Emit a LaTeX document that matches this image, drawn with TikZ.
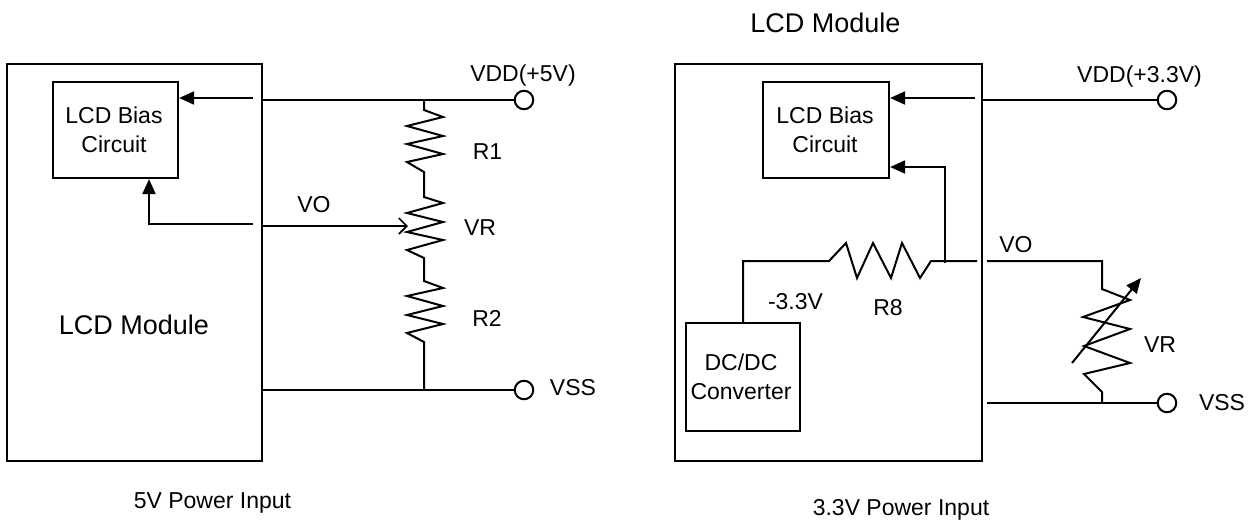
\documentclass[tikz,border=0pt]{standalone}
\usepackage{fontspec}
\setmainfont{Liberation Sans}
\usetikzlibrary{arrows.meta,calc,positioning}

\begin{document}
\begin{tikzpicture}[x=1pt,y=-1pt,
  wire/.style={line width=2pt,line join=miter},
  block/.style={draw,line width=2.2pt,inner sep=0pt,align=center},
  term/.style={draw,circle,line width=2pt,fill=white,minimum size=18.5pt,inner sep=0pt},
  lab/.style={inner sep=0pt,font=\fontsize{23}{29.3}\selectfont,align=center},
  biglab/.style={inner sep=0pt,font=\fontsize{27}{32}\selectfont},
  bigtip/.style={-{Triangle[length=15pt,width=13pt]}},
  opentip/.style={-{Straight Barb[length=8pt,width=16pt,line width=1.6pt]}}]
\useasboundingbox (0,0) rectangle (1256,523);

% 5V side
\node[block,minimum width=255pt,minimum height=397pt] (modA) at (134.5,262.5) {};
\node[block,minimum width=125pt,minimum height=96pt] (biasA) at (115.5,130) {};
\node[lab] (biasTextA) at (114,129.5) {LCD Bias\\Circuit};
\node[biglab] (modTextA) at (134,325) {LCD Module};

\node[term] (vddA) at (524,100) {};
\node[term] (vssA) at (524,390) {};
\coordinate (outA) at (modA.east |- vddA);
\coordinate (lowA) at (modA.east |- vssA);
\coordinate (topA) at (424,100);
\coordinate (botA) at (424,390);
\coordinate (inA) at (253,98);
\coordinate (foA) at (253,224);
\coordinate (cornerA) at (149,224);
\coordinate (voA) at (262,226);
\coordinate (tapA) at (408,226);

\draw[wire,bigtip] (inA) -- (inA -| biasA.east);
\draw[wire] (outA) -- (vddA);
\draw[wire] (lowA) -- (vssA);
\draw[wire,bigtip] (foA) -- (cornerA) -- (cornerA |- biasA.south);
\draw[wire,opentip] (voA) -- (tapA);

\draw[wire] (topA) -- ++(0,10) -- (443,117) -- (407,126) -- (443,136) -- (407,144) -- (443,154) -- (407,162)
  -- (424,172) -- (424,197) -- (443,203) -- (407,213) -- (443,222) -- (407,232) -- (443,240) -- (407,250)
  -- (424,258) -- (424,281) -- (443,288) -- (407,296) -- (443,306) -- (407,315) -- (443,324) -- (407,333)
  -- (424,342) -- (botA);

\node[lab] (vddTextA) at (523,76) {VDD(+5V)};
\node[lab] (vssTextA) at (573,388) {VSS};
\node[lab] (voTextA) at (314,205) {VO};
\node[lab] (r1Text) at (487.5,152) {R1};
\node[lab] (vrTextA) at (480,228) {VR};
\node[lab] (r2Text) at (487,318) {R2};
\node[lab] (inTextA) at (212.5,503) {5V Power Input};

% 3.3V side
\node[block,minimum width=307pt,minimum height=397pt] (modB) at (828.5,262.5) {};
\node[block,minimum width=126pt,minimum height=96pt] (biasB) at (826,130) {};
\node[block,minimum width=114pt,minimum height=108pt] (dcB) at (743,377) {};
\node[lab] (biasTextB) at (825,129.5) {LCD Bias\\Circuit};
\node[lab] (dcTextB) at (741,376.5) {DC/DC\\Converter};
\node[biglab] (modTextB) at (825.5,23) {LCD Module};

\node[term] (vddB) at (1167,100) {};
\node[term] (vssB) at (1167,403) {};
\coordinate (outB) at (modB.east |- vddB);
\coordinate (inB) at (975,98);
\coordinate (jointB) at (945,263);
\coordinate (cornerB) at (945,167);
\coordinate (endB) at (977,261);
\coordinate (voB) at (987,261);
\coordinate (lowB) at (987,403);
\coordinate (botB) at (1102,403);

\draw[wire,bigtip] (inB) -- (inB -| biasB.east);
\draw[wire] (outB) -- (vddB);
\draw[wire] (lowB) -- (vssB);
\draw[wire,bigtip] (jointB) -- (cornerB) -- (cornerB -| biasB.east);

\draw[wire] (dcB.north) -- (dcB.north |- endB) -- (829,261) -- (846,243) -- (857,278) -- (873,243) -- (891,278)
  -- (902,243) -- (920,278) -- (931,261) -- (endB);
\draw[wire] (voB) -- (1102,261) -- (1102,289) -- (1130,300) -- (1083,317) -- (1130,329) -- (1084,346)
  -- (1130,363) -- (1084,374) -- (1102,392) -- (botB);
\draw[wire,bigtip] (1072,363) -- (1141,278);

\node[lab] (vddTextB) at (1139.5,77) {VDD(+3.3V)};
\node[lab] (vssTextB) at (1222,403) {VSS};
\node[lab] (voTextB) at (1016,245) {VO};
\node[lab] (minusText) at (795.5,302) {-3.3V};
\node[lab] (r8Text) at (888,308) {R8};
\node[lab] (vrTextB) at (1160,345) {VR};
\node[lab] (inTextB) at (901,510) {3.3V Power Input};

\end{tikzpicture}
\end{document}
━━━━━━━━
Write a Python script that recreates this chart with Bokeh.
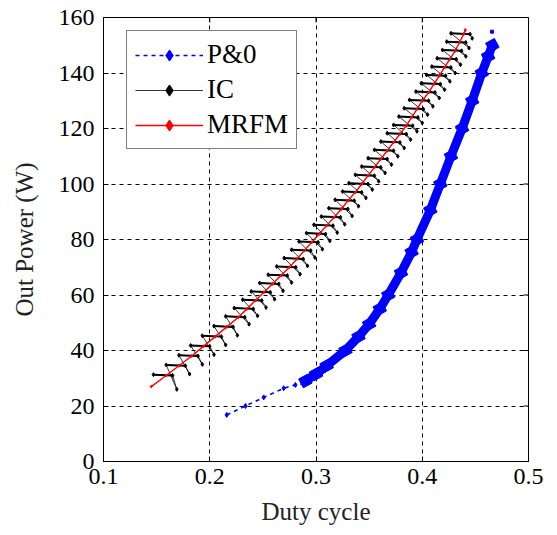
━━━━━━━━
- **Problem to solve**
Extract exactly the lines running from the line containing "Emit a LaTeX" to the line containing "(0,0) rectangle (1256,523);", with both end lines included and all pictures left out.

- **Solution to the exercise**
Emit a LaTeX document that matches this image, drawn with TikZ.
\documentclass[tikz,border=0pt]{standalone}
\usepackage{fontspec}
\setmainfont{Liberation Sans}
\usetikzlibrary{arrows.meta,calc,positioning}

\begin{document}
\begin{tikzpicture}[x=1pt,y=-1pt,
  wire/.style={line width=2pt,line join=miter},
  block/.style={draw,line width=2.2pt,inner sep=0pt,align=center},
  term/.style={draw,circle,line width=2pt,fill=white,minimum size=18.5pt,inner sep=0pt},
  lab/.style={inner sep=0pt,font=\fontsize{23}{29.3}\selectfont,align=center},
  biglab/.style={inner sep=0pt,font=\fontsize{27}{32}\selectfont},
  bigtip/.style={-{Triangle[length=15pt,width=13pt]}},
  opentip/.style={-{Straight Barb[length=8pt,width=16pt,line width=1.6pt]}}]
\useasboundingbox (0,0) rectangle (1256,523);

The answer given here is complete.